Ehrenfelder Abendmusiken

Die Seite rund  um die Kirchenmusik an der Versöhnungskirche

CONCERTI SACRI - Geistliche Musik von Heinrich Schütz

Heinrich Schütz ist sicherlich der bedeutendste deutsche Komponist des 17. Jahrhunderts. Er lebte und arbeitete zu einer der der an Umbrüchen reichsten Zeiten der europäischen Geschichte, voller Terror und Leid, aber auch voller Chancen für den Einzelnen. Heinrich Schütz hat den 30jährigen Krieg ebenso überlebt wie die meisten seiner Dienstherren. Er hat die in Italien erfundene Musiksprache des Barock, die Arbeit mit dem fortschreitenden Baß, dem Basso continuo, und dem ausdruckvollen Singen in Deutschland heimisch gemacht. Der tief gläubige Lutheraner Schütz hat vor allem die protestantische Kirchenmusik geprägt und wegweisend beeinflusst. Und dabei die aus dem katholischen Italien kommende neue Wertschätzung der Sprache und des dramatischen Ausdrucks in der Musik auf das Deutsche übertragen. Dabei arbeitete er mit den wichtigsten deutschen Poeten seiner Zeit zusammen, vor allem mit Martin Opitz, der ihm auch das Libretto zur ersten deutschen Oper „Daphne“ schrieb, die heute leider verschollen ist. 

Die Idee, dass Musik Ausdruck einer Handlung ist, dass sie mit dem Zuhörer redet und daher verstanden werden will, arbeitet Heinrich Schütz auch in seinen geistlichen Werken heraus. So auch in den Kompositionen, die im heutigen Konzert erklingen. Sie stammen aus drei großen Sammlungen, die Heinrich Schütz in den Druck gegeben hat, den „Kleinen Geistlichen Konzerten I und II“ von 1636 und 1639 und den „Symphoniae Sacrae, II. Teil“, die 1647 erschienen. Die beiden letzteren sind interessanterweise Dänen gewidmet, den Prinzen Friedrich und Christian. Und das führt uns direkt in ihre Entstehungszeit.
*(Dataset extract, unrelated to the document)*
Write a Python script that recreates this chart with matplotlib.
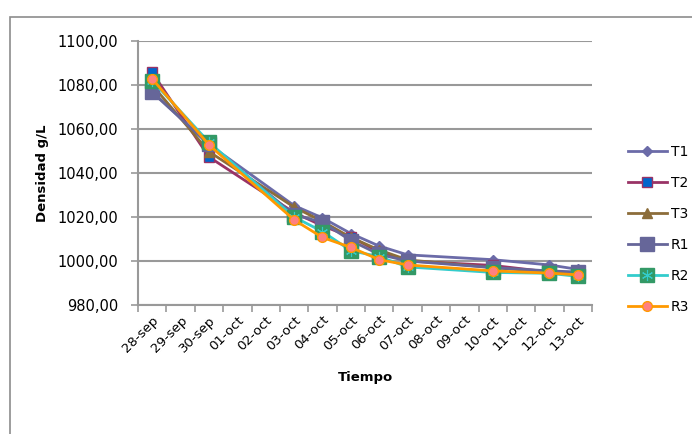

 Der Krieg zwischen katholischen Habsburgern und protestantischen Norddeutschen um die Macht im deutschen Reich tobt seit 20 Jahren. Starke Nachbarn haben sich inzwischen eingemischt, Frankreich, Dänemark und Schweden, Deutschland ist verwüstet, die Frontverläufe sind unklar, und wer noch lebt, hat zumeist alles verloren. So wundert es nicht, dass Heinrich Schütz nach Dänemark zieht, um am Hof von Kopenhagen sein Auskommen zu finden. Tatsächlich ernennt man ihn dort zum Hofkapellmeister. Und in der Vorrede zu den „Kleinen Geistlichen Konzerten“ beschreibt er, wie „die Bosheit unserer heutigen, den Künsten so feindlichen Zeit“ das Arbeiten erschwert und die Musik „durch Waffengewalt erstickt und in den Dreck getretenen“ wird. Umso erstaunlicher ist, mit welcher künstlerischen Kraft Schütz Glaubensgewissheit und Gottvertrauen dennoch – oder vielleicht gerade deshalb – in Töne setzt. Wie sehr das kriegsferne Kopenhagen der Kunst und dem Meister wohltut, kann man auch an den „Symphoniae Sacrae“ ablesen, die dort um 1643/44 entstehen. Auch hier nimmt Schütz wieder die deutsche Sprache zum Ausgangspunkt seiner gestalterischen Arbeit, nicht ohne im Vorwort zu erwähnen, dass ihm zu Ohren gekommen sei, wie fleißig seine älteren lateinischen Werke musiziert werden, indem man ihnen deutsche Verse unterlegt. Deshalb wolle er jetzt gleich selbst die deutschen Texte einarbeiten. Heinrich Schütz hatte etwas zu sagen. Das hört man bis heute.